'If you don't like Australia, leave it': Parramatta Mosque chairman

Parramatta Mosque chairman Neil El-Kadomi has a short and simple message for Muslims who don't respect Australian values.

"If you don't like Australia, leave it."

Parramatta Mosque chairman Neil El-Kadomi has a short and simple message for Muslims who don't respect Australian values. Photo: ABC

He warned that members of the Islamic community who threaten to turn violent will be expelled from the Parramatta community.

"We will not tolerate anyone who wants to get us into trouble," he told Fairfax Media.

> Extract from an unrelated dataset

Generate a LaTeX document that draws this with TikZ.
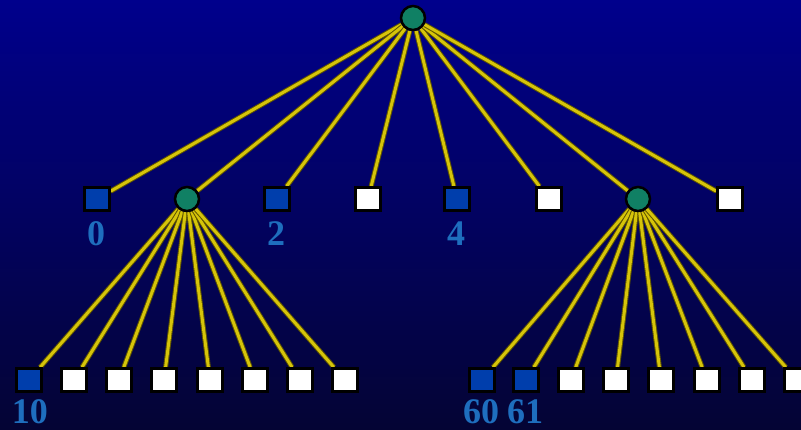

GALLERY: Inside the counterterrorism raids in western Sydney

He will today join the Grand Mufti of Australia and other leaders from the muslim community in speaking about the killing of NSW police accountant Curtis Cheng and the subsequent counter-terrorism raids, which led to the arrest of four people.

Kadomi will deliver a sermon to more than 400 worshippers inside the same mosque that just seven days earlier welcomed 15-year-old Farhad Jabar moments before he shot Cheng outside the Parramatta police headquarters.

"We had a spike come out of the rose," he told Fairfax Media.

"The rose is beautiful, but the spike will sting you.

"Farhad was a real wake-up call.

"To anyone who has crime in mind, if you come to this mosque we will tell the police.

"We live in this country, you must respect it."

Heavily armed officers lead away an 18-year-old man arrested at Wentworthville following Wednesday morning's raids. Photo: NSW Police

Raban Alou, 18, remains in custody after Wednesday's raids, in which 200 officers stormed several homes in response to the shooting of the 58-year-old accountant Cheng outside police headquarters in Parramatta.

He can be held for another three days after investigators applied in court to increase the length of time he can be detained.

A 16-year-old, who can't be named, was released on Wednesday night without charge.

Both teenagers were students at Arthur Phillip High School, where radicalised 15-year-old killer Farhad Khalil Mohammad Jabar also attended.

Mustafa Dirani, 22, also a former student of the school, and Talal Alameddine, 22, were released earlier on Wednesday, also without charge.

A 17-year-old charged on Tuesday with assaulting police after allegedly supporting the killing in social media posts was in the same year as Jabar at Arthur Phillip High.

A man is taken into custody during joint NSW police and AFP raids on homes in Sydney's west this morning. Photo: NSW Police

Some of those arrested had attended the same Parramatta mosque where Jabar spent time last Friday before the fatal shooting.

At least three of the four were targeted last September in the nation's largest counter-terrorism operation.

As well as examining how Jabar came to be radicalised, police are also investigating how he ended up with the .38 calibre revolver he used to kill Mr Cheng.

Murdered NSW Police employee Curtis Cheng pictured with his family. Photo: NSW Police

Exclusive footage obtained by 7 News shows 15-year-old Farhad Jabar walking along Church Street, dressed in a black robe he changed into after praying at the mosque.

The video shows the radicalised teenager waving a gun and shouting at police, while young children played at the Good Start daycare centre just metres away.